Native Resource Center new in-person presence serves Indigenous students

The+Native+Resource+Center+made+a+tree+and+added+leaves+to+honor+children+on+Orange+Shirt+Day.

Lucelis Martinez

The Native Resource Center made a tree and added leaves to honor children on Orange Shirt Day.

by Lucelis Martínez, Staff Writer

The Native Resource Center at San Diego State was founded in 2019 and is located in the Arts and Letters building in room 202, according to their official Instagram. The room is decorated with Indigenous artwork and smells of incense. Swirls of the smoke curl around a paper tree on a back wall, and a blue couch sits in the center of the room. 

The NRC aims to provide students with connections so they can build community with organizations like the Native American Student Alliance, according to their official website. 

Amanda Flores is the NRC Program coordinator and member of the Oglala Sioux Nation. 

“You don’t have to be Native American or Indigenous, we respect all individuals that come in here and allies that wanna learn and just be a part of a community separate from what they’ve ever been part of or if they’ve never even been part of a community,” Flores said. 

Kinesiology third year Leah Chavez is the program assistant for the NRC. 

Chavez got her start in the NRC through the Elymash Yuuchaap (EY) Program. According to their Instagram, they are “committed to the sovereign identity and academic success of Indigenous students at SDSU.”

Santino Arellano is a fourth-year student at SDSU, studying comparative literature and is a program assistant at the NRC. According to his Linkedin, he’s placing special focus on American Indian studies and literature. 

Arellano transferred to SDSU from City College and recalls signing up for emails from the center, given that he put down his identity as Native American on his application when he transferred to SDSU. 

“Last summer when I saw that they were hiring, I applied and here I am,” Arellano said.  

Part of Arellano’s family are Texan Apache. His paternal grandfather is from Mexico, and has ancestry in the Tarrahumara nation from Chihuahua. 

According to an online entry, the Tarrahumara call themselves Raramuri which translates to “light feet.” According to the same entry, they moved there after the arrival of the Spanish and their language is sweet, full of descriptive and poetic language. 

“I learn everyday that I work here, just meeting new people and hearing their stories and their thoughts on everything,” Arellano said. 

Arellano said the NRC is important because it provides a space for Native students to come hang out and talk to other students about whatever is going on in the world, or on campus. 

“Even when I’m not working, I’m in here all the time just because it’s a comfortable place for me to be,” Arellano said.

Out of all the events they’ve put on, Arellano said he enjoyed a recent one where the NRC interviewed Rodrigo Reyes, the director of a movie called “499.” The event was a collaboration between the NRC and the Latinx Resource Center (LRC) on campus. 

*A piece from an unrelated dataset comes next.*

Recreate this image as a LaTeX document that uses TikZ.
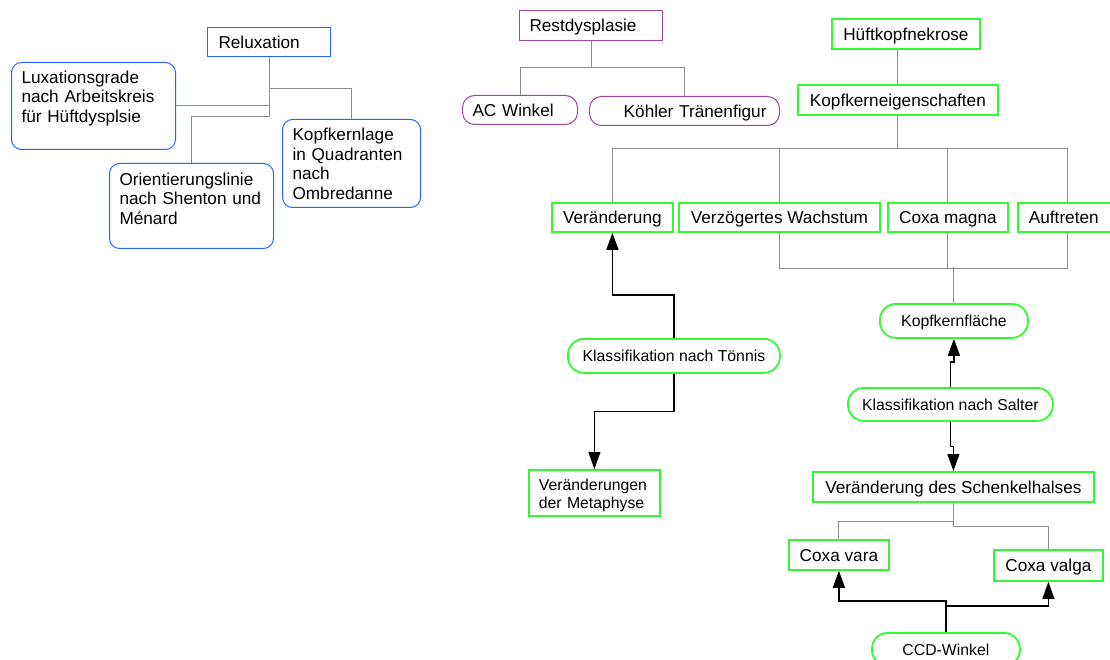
\documentclass[tikz,border=0pt]{standalone}
\usepackage{fontspec}
\setmainfont{Liberation Sans}
\usetikzlibrary{arrows.meta}
\definecolor{boxblue}{RGB}{40,100,255}
\definecolor{boxpurple}{RGB}{160,70,160}
\definecolor{boxgreen}{RGB}{50,250,50}
\definecolor{linegray}{RGB}{140,140,140}
\newcommand\fsbig{\fontsize{17.2}{19.5}\selectfont}
\newcommand\fssmall{\fontsize{15.8}{18}\selectfont}
\hyphenpenalty=10000

\begin{document}
\begin{tikzpicture}[x=1pt,y=-1pt,
    box/.style={draw,line width=1pt,anchor=north west,inner sep=0pt,font=\fsbig,
      text height=12.3pt,text depth=0pt},
    bluebox/.style={box,draw=boxblue},
    purplebox/.style={box,draw=boxpurple},
    greenbox/.style={box,draw=boxgreen,line width=1.8pt},
    pill/.style={greenbox,rounded corners=16pt,font=\fssmall,text height=11.3pt},
    tree/.style={draw=linegray,line width=1pt},
    arr/.style={line width=1.2pt,-{Triangle[width=12pt,length=17pt]}}]
  \useasboundingbox (0,0) rectangle (1110,660);

  % Reluxation
  \node[bluebox,minimum height=29pt,text width=101pt,inner xsep=11pt,align=left] (relux) at (207,27) {Reluxation};
  \node[bluebox,rounded corners=10pt,text width=144pt,inner xsep=10pt,align=left,
    text height=21pt,text depth=66pt] (luxgr) at (11,62) {Luxationsgrade\\nach Arbeitskreis\\für Hüftdysplsie};
  \node[bluebox,rounded corners=10pt,text width=144pt,inner xsep=10pt,align=left,
    text height=22pt,text depth=63pt] (orient) at (109,163) {Orientierungslinie\\nach Shenton und\\Ménard};
  \node[bluebox,rounded corners=10pt,text width=118pt,inner xsep=10pt,align=left,
    text height=21.5pt,text depth=66.5pt] (kopfl) at (282,119) {Kopfkernlage\\in Quadranten\\nach\\Ombredanne};

  \draw[tree] (relux.south) -- ++(0,60) -| (orient.north);
  \draw[tree] (relux.south) -- ++(0,32) -| (kopfl.north);
  \draw[tree] (luxgr.east) -- (luxgr.east -| relux.south);

  % Restdysplasie
  \node[purplebox,minimum height=30pt,text width=123pt,inner xsep=10pt,align=left] (restd) at (519,10) {Restdysplasie};
  \node[purplebox,rounded corners=12pt,minimum height=29pt,text width=95pt,inner xsep=10pt,align=left] (acw) at (462,95) {AC Winkel};
  \node[purplebox,rounded corners=12pt,minimum height=29pt,text width=164pt,inner xsep=13pt,align=right] (koehler) at (589,96) {Köhler Tränenfigur};

  \draw[tree] (restd.south) -- ++(0,27) -| (acw.north);
  \draw[tree] (restd.south) -- ++(0,27) -| (koehler.north);

  % Hueftkopfnekrose
  \node[greenbox,minimum width=148pt,minimum height=30pt] (huefte) at (831,18) {Hüftkopfnekrose};
  \node[greenbox,minimum width=200pt,minimum height=30pt] (kkeig) at (797,84) {Kopfkerneigenschaften};
  \node[greenbox,minimum width=121pt,minimum height=29pt] (ver) at (551,202) {Veränderung};
  \node[greenbox,minimum width=201pt,minimum height=29pt] (verz) at (678,202) {Verzögertes Wachstum};
  \node[greenbox,minimum width=120pt,minimum height=29pt] (cmag) at (887,202) {Coxa magna};
  \node[greenbox,minimum height=29pt,text width=78pt,inner xsep=11pt,align=left] (auft) at (1017,202) {Auftreten};
  \node[pill,minimum width=148pt,minimum height=34pt] (kfl) at (879,303) {Kopfkernfläche};
  \node[pill,minimum width=212pt,minimum height=34pt] (toennis) at (567,338) {Klassifikation nach Tönnis};
  \node[greenbox,font=\fssmall,text width=111pt,inner xsep=10pt,align=left,
    text height=20.5pt,text depth=25.5pt] (meta) at (528,469) {Veränderungen\\der Metaphyse};
  \node[pill,minimum width=205pt,minimum height=33pt] (salter) at (847,387) {Klassifikation nach Salter};
  \node[greenbox,minimum width=281pt,minimum height=30pt] (schenk) at (812,471) {Veränderung des Schenkelhalses};
  \node[greenbox,minimum width=100pt,minimum height=30pt] (cvara) at (788,539) {Coxa vara};
  \node[greenbox,minimum width=109pt,minimum height=31pt] (cvalga) at (993,549) {Coxa valga};
  \node[pill,minimum width=148pt,minimum height=33pt] (ccd) at (871,632) {CCD-Winkel};

  \draw[tree] (huefte.south -| kkeig.north) -- (kkeig.north);
  \foreach \n in {ver,verz,cmag,auft}
    \draw[tree] (kkeig.south) -- ++(0,33) -| (\n.north);
  \draw[tree] (verz.south) -- ++(0,36) -| (auft.south);
  \draw[tree] (cmag.south) -- ++(0,36);
  \draw[tree] (kfl.north) -- ++(0,-36);

  \draw[arr] (toennis.north) -- ++(0,-43) -| (ver.south);
  \draw[arr] (toennis.south) -- ++(0,38) -| (meta.north);
  \draw[arr] (salter.north) -- ++(0,-25) -| (kfl.south);
  \draw[arr] (salter.south) -- ++(0,25) -| (schenk.north);

  \draw[tree] (schenk.south) -- ++(0,19) -| (cvara.north);
  \draw[tree] (schenk.south) -- ++(0,24) -| (cvalga.north);
  \draw[arr] (ccd.north) -- ++(0,-31) -| (cvara.south);
  \draw[arr] (ccd.north) -- ++(0,-26) -| (cvalga.south);
\end{tikzpicture}
\end{document}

Arellano explained why a group like the LRC would work together with the NRC on an event. 

“For example, the ‘499’ film is about colonization and its effects on the descendants of indigenous people and indigenous people in Latin America, in Mexico specifically,” Arellano said. 

The movie follows a conquistador as he navigates through modern day Mexico and hears people’s stories. 

“Stories of violence, trauma, abuse, and throughout the entire film he calls everyone ‘Indios’ which is the Spanish word for Indian because everyone he meets, who most people would just see as Latin American, to him are just ‘Indian’ because in his time there was no such thing as Latinx, Chicano, none of that,” Arellano said. 

Arellano said the movie touches on necessary topics. 

“It gets to the root of everything,” Arellano said. “A majority of people in Latin America are of indigenous descent and show it on their face every single day and it’s something that’s inescapable but at the same time it’s something that those countries try to escape.” 

Arellano said there is no such thing as a racial/ethnic checkmark. 

“All of us who identify as indigenous definitely can feel that way, because we live in that medium every single day of being not only indigenous but living in the United States, a westernized system, a colonized system and having that be a majority of what we do all day every day is colonized systems and living that western lifestyle because that’s what we’ve been forced to,” Arellano said. 

Flores said building community is about respecting and honoring all the different nations that exist.

“All of us are very unique,” Flores said. “We each have our own traditions. It’s [The NRC’s] a safe space to do that in.”  

The group tries to honor and embrace their differences. 

“Everybody in the world is indigenous to somewhere,” Arellano said. “Just because you’re not indigenous to the place you live in if you’re, you know, European-American living in the United States or otherwise, you’re indigenous to somewhere, your ancestors came from somewhere.”